I'm writing this in Paris, or Disneyland, as I am coming to call it.  I know it sounds snobbish, but trippers are on the increase thanks to cheap European flights, and they fly out for the weekend for a lot of football chanting, drinking, and for some weird reason, hen parties in Amsterdam.  To our countries' shame, the later in the evening it gets, the more the language becomes English.  It's not a good look, or maybe I should say it's not a good sound.   Of course, it is not just the English speakers who have taken over this alcotourism.  I'm sure that it's the same in London. (Buckingham Palace (tick) Trafalgar Square (tick)) Paris (Eiffel Tower (tick)  Arc de Triomphe (tick)). and so on, until it is now impossible to view any art gallery of note.  I paid my 17 euros and waited for half an hour to go round the van Gogh Museum in Amsterdam.  I couldn't manage it.  I walked out of the place without seeing a single van Gogh.  I never even attempted the Rijksmuseum in Amsterdam.  There were just too many people.  I doubt if I shall even try to go to the Musee d'Orsay while I'm in Paris, let alone the Louvre.  Sometimes I wonder if I'm looking at the Eiffel Tower or Blackpool Tower, such is the huge increase in trippers that I have noticed over the last five years.  Many people suggested that I would see vast changes with increases in refugees.  In fact, I didn't see any of that, and there appeared to be no increase in down and outs, who have always been pests; and cheap con men that you'd like to swat. 
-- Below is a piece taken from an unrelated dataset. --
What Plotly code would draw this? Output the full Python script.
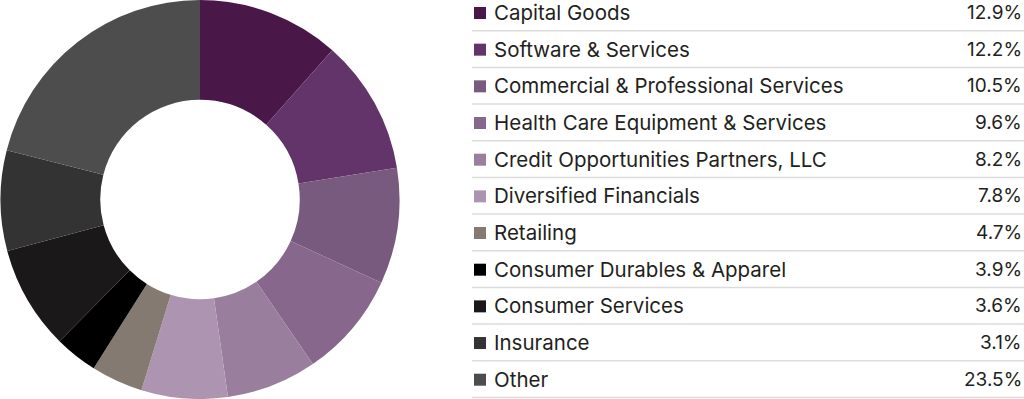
import plotly.graph_objects as go

categories = [
    "Capital Goods",
    "Software & Services",
    "Commercial & Professional Services",
    "Health Care Equipment & Services",
    "Credit Opportunities Partners, LLC",
    "Diversified Financials",
    "Retailing",
    "Consumer Durables & Apparel",
    "Consumer Services",
    "Insurance",
    "Other",
]
# percentages printed in the legend
legend_pct = [12.9, 12.2, 10.5, 9.6, 8.2, 7.8, 4.7, 3.9, 3.6, 3.1, 23.5]
# slice sizes as drawn in the donut
slice_values = [12.9, 12.2, 10.5, 9.6, 8.2, 7.8, 4.7, 3.9, 9.4, 9.1, 23.5]
colors = [
    "#4a1848", "#633469", "#775a7d", "#88678d", "#9a7e9e", "#ad95b1",
    "#857a72", "#000000", "#1a1818", "#333333", "#4d4d4d",
]

W, H = 1024, 399
FONT = "Inter"
TEXT_COLOR = "#231f20"

fig = go.Figure()
fig.add_trace(go.Pie(
    labels=categories,
    values=slice_values,
    marker=dict(colors=colors, line=dict(width=0)),
    hole=0.5,
    sort=False,
    direction="clockwise",
    rotation=0,
    textinfo="none",
    showlegend=False,
    domain=dict(x=[0, 400 / W], y=[0, 1]),
    hovertemplate="%{label}<extra></extra>",
))

# legend table on a pixel-scaled overlay axis
row0 = 12.4
step = 36.67
row_y = [row0 + step * i for i in range(len(categories))]

fig.add_trace(go.Scatter(
    x=[480] * len(categories),
    y=[y + 0.6 for y in row_y],
    mode="markers",
    marker=dict(symbol="square", size=12, color=colors, line=dict(width=0)),
    showlegend=False,
    hoverinfo="skip",
    xaxis="x", yaxis="y",
))

shapes = []
annotations = []
for i, (cat, pct) in enumerate(zip(categories, legend_pct)):
    y = row_y[i]
    annotations.append(dict(
        x=494, y=y, xref="x", yref="y", text=cat, showarrow=False,
        xanchor="left", yanchor="middle", xshift=-2,
        font=dict(family=FONT, size=20.5, color=TEXT_COLOR),
    ))
    annotations.append(dict(
        x=1022, y=y, xref="x", yref="y", text=f"{pct:.1f}%", showarrow=False,
        xanchor="right", yanchor="middle", xshift=2,
        font=dict(family=FONT, size=19, color=TEXT_COLOR),
    ))
    ly = y + step / 2
    shapes.append(dict(
        type="line", xref="x", yref="y", x0=472, x1=1024, y0=ly, y1=ly,
        line=dict(color="#dcdcdc", width=1.5), layer="below",
    ))

fig.update_layout(
    width=W, height=H,
    margin=dict(l=0, r=0, t=0, b=0),
    paper_bgcolor="white",
    plot_bgcolor="rgba(0,0,0,0)",
    xaxis=dict(range=[0, W], visible=False, fixedrange=True, domain=[0, 1]),
    yaxis=dict(range=[H, 0], visible=False, fixedrange=True, domain=[0, 1]),
    shapes=shapes,
    annotations=annotations,
    font=dict(family=FONT),
)

fig.write_html(
    "out.html",
    config={"displayModeBar": False},
    post_script="document.body.style.margin='0';document.body.style.overflow='hidden';",
)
But there are towns, even cities, that have escaped the trippers.  One such place is Hamburg in Northern Germany.  (But why am I telling you this?)  For complicated reasons, I had an informal exchange with a German student and stayed for four weeks.  Happy times!  Although it was 54 years ago, as soon as I got off the train from Berlin, I knew I was home.  I could live in that beautiful city in a heartbeat.  It is still a working city, a colossal trading giant, (who hasn't seen Hapag Lloyd shipping containers?) but cultural in the Arts and Music as well, the home of Brahms, Telemann, and even Bach for a short time, and it should not be forgotten that the Beatles first made it in Hamburg and it is situated amongst smaller picturesque towns in the area like Kiel and Lubeck.

If you can, go to Hamburg before the trippers do their worst.  I think you'll like it!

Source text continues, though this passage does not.